Onboarding on The Platform — Is it Simple ?
If you're importing a lot of images and annotations, you'll want to make sure the process is seamless. You don't want to lose any information or have your team members recreate data that has already been collected.
If you're going to be importing from existing storage like AWS S3 or GCP, look for a provider that offers an API or Python SDK. This will help the process go faster and with fewer errors.
Another element you'll want to consider is how easy it is to migrate your data onto the platform. If you're starting fresh and building your dataset from scratch, this probably won't matter as much as if you already have a lot of datasets, but it's still worth checking out.
Apart from raw data import, you should also definitely look into the annotation import process. Will you be forced to format your labels a different way than usual or will you be able to just push your raw annotations? This would definitely save you some time!
Last (but not least!) point to consider about onboarding on the platform is your time-to-efficiency for new collaborators. In other words, the time you will have to dedicate to your new organization's onboarding process on the data management platform. The simplest way to assess that is to check the quality of the documentation, walk-through, and tutorials available online.

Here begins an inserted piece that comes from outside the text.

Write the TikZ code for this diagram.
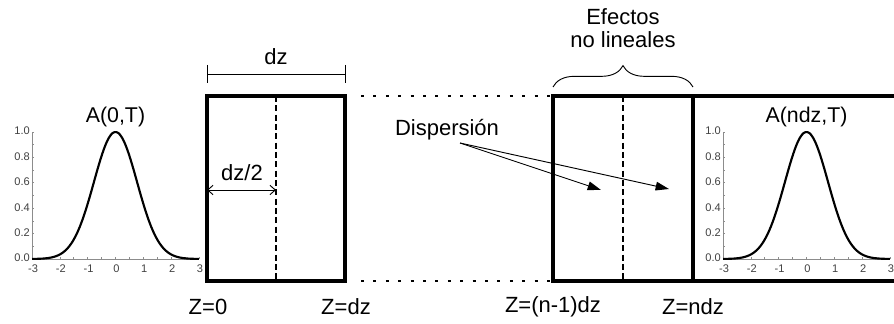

Collaboration - One Platform for Your Whole Team
It's likely that a lot of people in your organization are involved in at the data level, so you should want to get a platform that can be managed and used by multi-disciplinary teams. This implies having multiple levels of features dedicated to different skill levels in data science.
Additionally, you should contemplate collaboration between ML engineers and fields experts, to build great quality datasets. This is especially important in computer vision projects, when working with highly industrial use-cases that require expertise in the annotation process.

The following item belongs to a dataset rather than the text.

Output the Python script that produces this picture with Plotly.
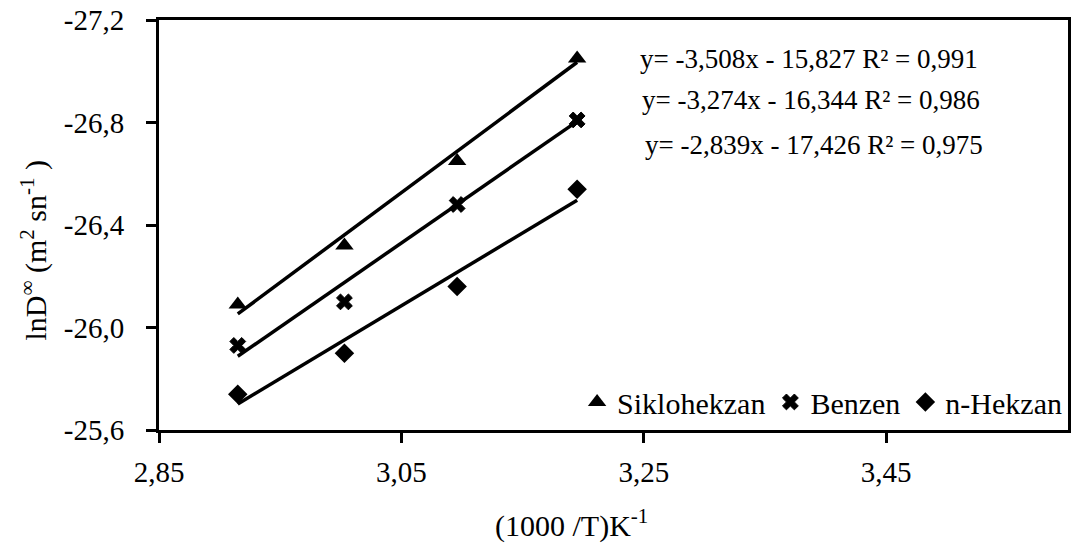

Your dataset management platform needs to be collaborative to bring one single source of truth to your organization. You should have a collaborative labeling tool with proper permissions and chat features enabled. These tools enable tracking, tagging, sharing, and viewing datasets across multiple departments or even an entire company-wide ecosystem. They also provide powerful search functionality so users can find data easily by keywords or metadata value.
At Picsellia, we offer a complete MLOps platform where your teams can work on the same datasets and collaborate in your annotations and experiments by comments, feedback and notifications.
Performance and Scalability of The Platform
Depending on the size of your business, you might need a platform that's designed for millions of images. If you do, make sure it's architected to handle the demands of your company, and that it's able to scale up with you.
You should also consider if the platform is bug-free. When working with large datasets, bugs can become an issue. The last thing you want is to experience performance issues or bugs while using your dataset management platform.
Now you should have a good overview of the key elements that you need to consider about a data management platform. Most of the platforms share the same features, but the key differences are more about the philosophy behind it.
Starting with a huge, robust platform from the beginning might be a wise choice. However, these platforms tend to be rigid, so adding an extra feature that was not originally included in the platform might be difficult, if not impossible.
In conclusion, there is no one single answer to what dataset management platform works the best, since every organization has its own, specific needs. So you really need to identify your own needs and ask the right questions to find the best fit for your ML dataset management activities.